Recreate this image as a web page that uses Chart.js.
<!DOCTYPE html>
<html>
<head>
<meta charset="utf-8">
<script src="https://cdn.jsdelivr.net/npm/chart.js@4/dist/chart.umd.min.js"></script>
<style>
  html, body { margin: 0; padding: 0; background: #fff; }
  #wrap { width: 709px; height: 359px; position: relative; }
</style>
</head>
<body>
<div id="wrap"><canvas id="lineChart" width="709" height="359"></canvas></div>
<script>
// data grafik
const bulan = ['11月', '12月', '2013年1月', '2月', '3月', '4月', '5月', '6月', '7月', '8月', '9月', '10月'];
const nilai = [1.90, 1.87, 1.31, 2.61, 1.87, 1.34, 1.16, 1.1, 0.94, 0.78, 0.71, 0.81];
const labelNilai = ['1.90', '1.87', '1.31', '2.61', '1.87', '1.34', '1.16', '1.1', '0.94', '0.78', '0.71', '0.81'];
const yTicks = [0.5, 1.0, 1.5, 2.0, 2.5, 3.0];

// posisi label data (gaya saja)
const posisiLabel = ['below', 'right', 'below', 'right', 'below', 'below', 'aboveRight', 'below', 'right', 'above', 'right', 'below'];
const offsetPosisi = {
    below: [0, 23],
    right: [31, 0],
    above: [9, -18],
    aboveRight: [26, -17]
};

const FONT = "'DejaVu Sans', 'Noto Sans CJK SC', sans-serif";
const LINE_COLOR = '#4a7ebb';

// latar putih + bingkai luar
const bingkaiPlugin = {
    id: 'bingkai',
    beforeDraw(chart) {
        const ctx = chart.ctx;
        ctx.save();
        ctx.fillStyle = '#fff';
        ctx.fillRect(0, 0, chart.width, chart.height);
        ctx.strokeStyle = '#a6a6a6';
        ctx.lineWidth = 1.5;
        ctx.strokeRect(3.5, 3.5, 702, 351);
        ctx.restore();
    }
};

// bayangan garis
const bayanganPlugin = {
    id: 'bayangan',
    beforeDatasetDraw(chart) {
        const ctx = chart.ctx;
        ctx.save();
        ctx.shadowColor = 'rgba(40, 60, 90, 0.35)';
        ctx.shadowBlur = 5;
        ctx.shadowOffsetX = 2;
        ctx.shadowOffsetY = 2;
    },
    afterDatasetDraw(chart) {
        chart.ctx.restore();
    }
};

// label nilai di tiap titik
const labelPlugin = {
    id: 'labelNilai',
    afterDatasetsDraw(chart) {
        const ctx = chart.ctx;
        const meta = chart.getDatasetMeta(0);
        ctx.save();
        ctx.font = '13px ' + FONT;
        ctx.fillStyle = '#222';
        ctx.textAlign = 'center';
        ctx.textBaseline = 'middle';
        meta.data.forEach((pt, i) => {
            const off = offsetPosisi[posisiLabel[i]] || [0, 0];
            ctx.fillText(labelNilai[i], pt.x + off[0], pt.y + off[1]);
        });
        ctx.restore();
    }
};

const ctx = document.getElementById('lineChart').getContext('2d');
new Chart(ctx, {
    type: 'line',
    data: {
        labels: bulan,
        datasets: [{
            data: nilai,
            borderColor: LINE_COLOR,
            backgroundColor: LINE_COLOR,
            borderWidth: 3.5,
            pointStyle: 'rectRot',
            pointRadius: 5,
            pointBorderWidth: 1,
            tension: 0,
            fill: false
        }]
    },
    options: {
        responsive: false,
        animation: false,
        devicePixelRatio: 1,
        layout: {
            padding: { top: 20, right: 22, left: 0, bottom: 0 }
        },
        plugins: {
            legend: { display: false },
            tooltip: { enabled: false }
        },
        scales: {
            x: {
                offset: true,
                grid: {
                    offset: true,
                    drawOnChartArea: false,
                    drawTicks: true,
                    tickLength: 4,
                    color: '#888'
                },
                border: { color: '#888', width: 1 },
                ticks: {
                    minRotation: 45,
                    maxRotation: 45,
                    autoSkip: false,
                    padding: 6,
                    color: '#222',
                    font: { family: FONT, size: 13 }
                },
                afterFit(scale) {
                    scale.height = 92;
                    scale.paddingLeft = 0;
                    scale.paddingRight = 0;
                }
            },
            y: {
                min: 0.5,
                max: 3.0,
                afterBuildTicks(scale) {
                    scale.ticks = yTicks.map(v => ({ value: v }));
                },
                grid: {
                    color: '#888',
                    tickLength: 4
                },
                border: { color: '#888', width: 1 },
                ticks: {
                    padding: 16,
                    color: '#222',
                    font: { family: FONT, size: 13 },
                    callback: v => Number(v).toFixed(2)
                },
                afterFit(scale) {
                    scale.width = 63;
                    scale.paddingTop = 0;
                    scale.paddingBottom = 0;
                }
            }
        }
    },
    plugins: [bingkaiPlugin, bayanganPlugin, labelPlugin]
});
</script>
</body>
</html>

┄┄┄┄┄┄┄┄┄┄┄┄┄┄┄┄┄┄┄┄

YOUR GOAL:
Please reproduce the entire listing, exactly as shown.

WRITTEN ANSWER:
Recreate this image as a web page that uses Chart.js.
<!DOCTYPE html>
<html>
<head>
<meta charset="utf-8">
<script src="https://cdn.jsdelivr.net/npm/chart.js@4/dist/chart.umd.min.js"></script>
<style>
  html, body { margin: 0; padding: 0; background: #fff; }
  #wrap { width: 709px; height: 359px; position: relative; }
</style>
</head>
<body>
<div id="wrap"><canvas id="lineChart" width="709" height="359"></canvas></div>
<script>
// data grafik
const bulan = ['11月', '12月', '2013年1月', '2月', '3月', '4月', '5月', '6月', '7月', '8月', '9月', '10月'];
const nilai = [1.90, 1.87, 1.31, 2.61, 1.87, 1.34, 1.16, 1.1, 0.94, 0.78, 0.71, 0.81];
const labelNilai = ['1.90', '1.87', '1.31', '2.61', '1.87', '1.34', '1.16', '1.1', '0.94', '0.78', '0.71', '0.81'];
const yTicks = [0.5, 1.0, 1.5, 2.0, 2.5, 3.0];

// posisi label data (gaya saja)
const posisiLabel = ['below', 'right', 'below', 'right', 'below', 'below', 'aboveRight', 'below', 'right', 'above', 'right', 'below'];
const offsetPosisi = {
    below: [0, 23],
    right: [31, 0],
    above: [9, -18],
    aboveRight: [26, -17]
};

const FONT = "'DejaVu Sans', 'Noto Sans CJK SC', sans-serif";
const LINE_COLOR = '#4a7ebb';

// latar putih + bingkai luar
const bingkaiPlugin = {
    id: 'bingkai',
    beforeDraw(chart) {
        const ctx = chart.ctx;
        ctx.save();
        ctx.fillStyle = '#fff';
        ctx.fillRect(0, 0, chart.width, chart.height);
        ctx.strokeStyle = '#a6a6a6';
        ctx.lineWidth = 1.5;
        ctx.strokeRect(3.5, 3.5, 702, 351);
        ctx.restore();
    }
};

// bayangan garis
const bayanganPlugin = {
    id: 'bayangan',
    beforeDatasetDraw(chart) {
        const ctx = chart.ctx;
        ctx.save();
        ctx.shadowColor = 'rgba(40, 60, 90, 0.35)';
        ctx.shadowBlur = 5;
        ctx.shadowOffsetX = 2;
        ctx.shadowOffsetY = 2;
    },
    afterDatasetDraw(chart) {
        chart.ctx.restore();
    }
};

// label nilai di tiap titik
const labelPlugin = {
    id: 'labelNilai',
    afterDatasetsDraw(chart) {
        const ctx = chart.ctx;
        const meta = chart.getDatasetMeta(0);
        ctx.save();
        ctx.font = '13px ' + FONT;
        ctx.fillStyle = '#222';
        ctx.textAlign = 'center';
        ctx.textBaseline = 'middle';
        meta.data.forEach((pt, i) => {
            const off = offsetPosisi[posisiLabel[i]] || [0, 0];
            ctx.fillText(labelNilai[i], pt.x + off[0], pt.y + off[1]);
        });
        ctx.restore();
    }
};

const ctx = document.getElementById('lineChart').getContext('2d');
new Chart(ctx, {
    type: 'line',
    data: {
        labels: bulan,
        datasets: [{
            data: nilai,
            borderColor: LINE_COLOR,
            backgroundColor: LINE_COLOR,
            borderWidth: 3.5,
            pointStyle: 'rectRot',
            pointRadius: 5,
            pointBorderWidth: 1,
            tension: 0,
            fill: false
        }]
    },
    options: {
        responsive: false,
        animation: false,
        devicePixelRatio: 1,
        layout: {
            padding: { top: 20, right: 22, left: 0, bottom: 0 }
        },
        plugins: {
            legend: { display: false },
            tooltip: { enabled: false }
        },
        scales: {
            x: {
                offset: true,
                grid: {
                    offset: true,
                    drawOnChartArea: false,
                    drawTicks: true,
                    tickLength: 4,
                    color: '#888'
                },
                border: { color: '#888', width: 1 },
                ticks: {
                    minRotation: 45,
                    maxRotation: 45,
                    autoSkip: false,
                    padding: 6,
                    color: '#222',
                    font: { family: FONT, size: 13 }
                },
                afterFit(scale) {
                    scale.height = 92;
                    scale.paddingLeft = 0;
                    scale.paddingRight = 0;
                }
            },
            y: {
                min: 0.5,
                max: 3.0,
                afterBuildTicks(scale) {
                    scale.ticks = yTicks.map(v => ({ value: v }));
                },
                grid: {
                    color: '#888',
                    tickLength: 4
                },
                border: { color: '#888', width: 1 },
                ticks: {
                    padding: 16,
                    color: '#222',
                    font: { family: FONT, size: 13 },
                    callback: v => Number(v).toFixed(2)
                },
                afterFit(scale) {
                    scale.width = 63;
                    scale.paddingTop = 0;
                    scale.paddingBottom = 0;
                }
            }
        }
    },
    plugins: [bingkaiPlugin, bayanganPlugin, labelPlugin]
});
</script>
</body>
</html>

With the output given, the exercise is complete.